• Media type: E-Article
  • Title: Status, Risk, and Receptivity to Innovations in Complex Organizations: A Study of the Responses of Four Groups of Educators to the Proposed Introduction of Sex Education in Elementary School
  • Contributor: Giacquinta, Joseph B.
  • Published: American Sociological Association, 1975
  • Published in: Sociology of Education, 48 (1975) 1, Seite 38-58
  • Language: English
  • ISSN: 0038-0407; 1939-8573
  • Origination:
  • Footnote:
  • Description: The author maintains that the literature on receptivity to organizational innovation erroneously assumes people to be generally unreceptive to change and is misguided in its emphasis on the atheoretical measurement of receptivity correlates. In contrast, he reports hypothesis-testing research using data from a survey of the responses of a select group of public school educators to the proposed introduction of sex education in elementary schools. Variations in receptivity were demonstrated to be associated with variations in organizational status rather than with personality or demographic characteristics. From highly unreceptive to highly receptive, the order of the groups according to status was, as predicted: board members, administrators, classroom teachers, sex education specialists.
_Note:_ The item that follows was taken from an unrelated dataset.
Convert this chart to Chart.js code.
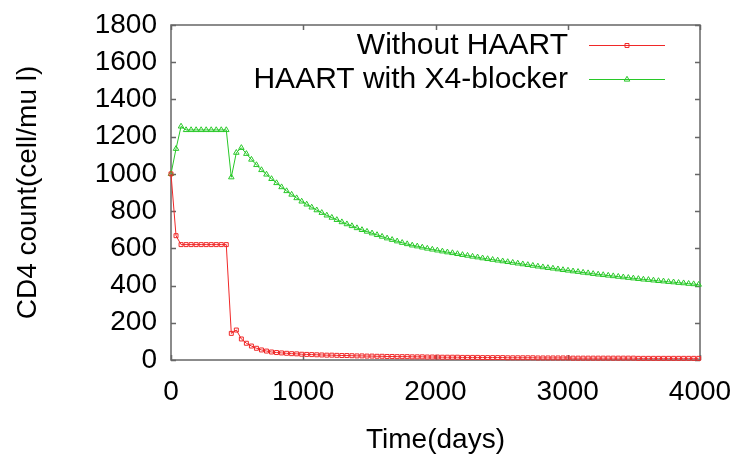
<!DOCTYPE html>
<html>
<head>
<meta charset="utf-8">
<script src="https://cdn.jsdelivr.net/npm/chart.js@4"></script>
<style>
  html, body { margin: 0; padding: 0; background: #fff; }
  #wrap { width: 738px; height: 459px; }
</style>
</head>
<body>
<div id="wrap"><canvas id="chart" width="738" height="459"></canvas></div>
<script>
// ----- Data -----
const days = [0, 38, 76, 114, 152, 190, 228, 266, 304, 342, 380, 418, 456, 494, 532, 570, 608, 646, 684, 722,
  760, 798, 836, 874, 912, 950, 988, 1026, 1064, 1102, 1140, 1178, 1216, 1254, 1292, 1330, 1368, 1406, 1444, 1482,
  1520, 1558, 1596, 1634, 1672, 1710, 1748, 1786, 1824, 1862, 1900, 1938, 1976, 2014, 2052, 2090, 2128, 2166, 2204, 2242,
  2280, 2318, 2356, 2394, 2432, 2470, 2508, 2546, 2584, 2622, 2660, 2698, 2736, 2774, 2812, 2850, 2888, 2926, 2964, 3002,
  3040, 3078, 3116, 3154, 3192, 3230, 3268, 3306, 3344, 3382, 3420, 3458, 3496, 3534, 3572, 3610, 3648, 3686, 3724, 3762,
  3800, 3838, 3876, 3914, 3952, 3990];

const withoutHaart = [1000, 668, 620, 620, 620, 620, 620, 620, 620, 620, 620, 620, 143, 161, 113, 90, 75, 63, 54, 48,
  43, 40, 38, 36, 34, 33, 31, 30, 29, 28, 27, 26, 26, 25, 24, 24, 23, 22, 22, 21,
  21, 20, 20, 19, 19, 18, 18, 18, 17, 17, 17, 16, 16, 16, 15, 15, 15, 15, 14, 14,
  14, 14, 13, 13, 13, 13, 13, 12, 12, 12, 12, 12, 12, 11, 11, 11, 11, 11, 11, 11,
  10, 10, 10, 10, 10, 10, 10, 10, 10, 10, 10, 10, 10, 9, 9, 9, 9, 9, 9, 9,
  9, 9, 9, 9, 9, 9];

const haartX4 = [1000, 1135, 1255, 1236, 1236, 1236, 1236, 1236, 1236, 1236, 1236, 1236, 982, 1114, 1140, 1108, 1077, 1048, 1021, 997,
  973, 951, 929, 908, 889, 870, 852, 836, 820, 805, 791, 777, 765, 753, 741, 730, 720, 709, 699, 690,
  681, 672, 663, 654, 646, 638, 630, 623, 616, 611, 605, 599, 594, 589, 584, 579, 575, 570, 565, 561,
  556, 552, 547, 543, 539, 535, 531, 527, 523, 519, 515, 511, 507, 503, 499, 495, 492, 488, 484, 481,
  477, 474, 470, 467, 463, 460, 457, 454, 451, 448, 445, 442, 439, 436, 433, 431, 428, 425, 423, 420,
  418, 415, 413, 410, 408, 405];

const seriesNames = ["Without HAART", "HAART with X4-blocker"];
const xTitle = "Time(days)";
const yTitle = "CD4 count(cell/mu l)";

const FONT = "'Liberation Sans', Arial, sans-serif";
const RED = "rgb(240,40,40)";
const GREEN = "rgb(40,200,40)";

// ----- Frame + legend (gnuplot style) -----
const framePlugin = {
  id: "frame",
  beforeDatasetsDraw(chart) {
    const { ctx, chartArea: a, scales: { x, y } } = chart;
    ctx.save();
    ctx.strokeStyle = "#666";
    ctx.lineWidth = 1.5;
    ctx.strokeRect(a.left, a.top, a.right - a.left, a.bottom - a.top);
    ctx.beginPath();
    x.ticks.forEach(t => {
      const px = Math.round(x.getPixelForValue(t.value)) + 0.5;
      ctx.moveTo(px, a.bottom); ctx.lineTo(px, a.bottom - 5);
      ctx.moveTo(px, a.top); ctx.lineTo(px, a.top + 5);
    });
    y.ticks.forEach(t => {
      const py = Math.round(y.getPixelForValue(t.value)) + 0.5;
      ctx.moveTo(a.left, py); ctx.lineTo(a.left + 5, py);
      ctx.moveTo(a.right, py); ctx.lineTo(a.right - 5, py);
    });
    ctx.stroke();
    ctx.restore();
  },
  afterDraw(chart) {
    const ctx = chart.ctx;
    ctx.save();
    chart.data.datasets.forEach((ds, i) => {
      const ly = 45 + i * 34;
      ctx.font = "30px " + FONT;
      ctx.fillStyle = "#000";
      ctx.textAlign = "right";
      ctx.textBaseline = "alphabetic";
      ctx.fillText(ds.label, 568, ly + 8.5);
      ctx.strokeStyle = ds.borderColor;
      ctx.lineWidth = 1;
      ctx.beginPath();
      ctx.moveTo(589, ly + 0.5); ctx.lineTo(665, ly + 0.5);
      ctx.stroke();
      ctx.fillStyle = "rgba(0,0,0,0)";
      Chart.helpers.drawPoint(ctx, { pointStyle: ds.pointStyle, radius: ds.pointRadius, rotation: 0, borderWidth: 1 }, 627, ly + 0.5);
    });
    ctx.restore();
  }
};

// ----- Chart -----
new Chart(document.getElementById("chart"), {
  type: "line",
  data: {
    datasets: [
      {
        label: seriesNames[0],
        data: days.map((d, i) => ({ x: d, y: withoutHaart[i] })),
        borderColor: RED, borderWidth: 1,
        pointStyle: "rect", pointRadius: 2.8, pointBorderWidth: 1,
        pointBorderColor: RED, pointBackgroundColor: "rgba(0,0,0,0)",
        tension: 0, clip: false
      },
      {
        label: seriesNames[1],
        data: days.map((d, i) => ({ x: d, y: haartX4[i] })),
        borderColor: GREEN, borderWidth: 1,
        pointStyle: "triangle", pointRadius: 3.2, pointBorderWidth: 1,
        pointBorderColor: GREEN, pointBackgroundColor: "rgba(0,0,0,0)",
        tension: 0, clip: false
      }
    ]
  },
  options: {
    responsive: false,
    animation: false,
    devicePixelRatio: 1,
    layout: { padding: { left: 0, right: 38, top: 25, bottom: 0 } },
    plugins: { legend: { display: false }, tooltip: { enabled: false } },
    scales: {
      x: {
        type: "linear", min: 0, max: 4000,
        ticks: { stepSize: 1000, maxRotation: 0, autoSkip: false, padding: 15, color: "#000",
                 font: { family: FONT, size: 28 }, callback: v => String(v) },
        grid: { display: false, drawTicks: false },
        border: { display: false },
        title: { display: true, text: xTitle, color: "#000", font: { family: FONT, size: 28 }, padding: { top: 0, bottom: 2 } },
        afterFit: s => { s.height = 99; s.paddingLeft = 0; s.paddingRight = 0; }
      },
      y: {
        type: "linear", min: 0, max: 1800,
        ticks: { stepSize: 200, autoSkip: false, padding: 14, color: "#000",
                 font: { family: FONT, size: 28 }, callback: v => String(v) },
        grid: { display: false, drawTicks: false },
        border: { display: false },
        title: { display: true, text: yTitle, color: "#000", font: { family: FONT, size: 28 }, padding: { top: 11, bottom: 0 } },
        afterFit: s => { s.width = 171; s.paddingTop = 0; s.paddingBottom = 0; }
      }
    }
  },
  plugins: [framePlugin]
});
</script>
</body>
</html>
Moreover, paralleling these group differences in receptivity were, as expected, significant differences in the groups' risk levels which they perceived the introduction of sex education would create for them in their status. These results support the proposition that fundamental structural factors--organizational status and status risk--outweigh psychological or demographic conditions in explaining the phenomenon of receptivity to organizational change. Additional ways of testing this theoretical orientation in schools and other settings are suggested.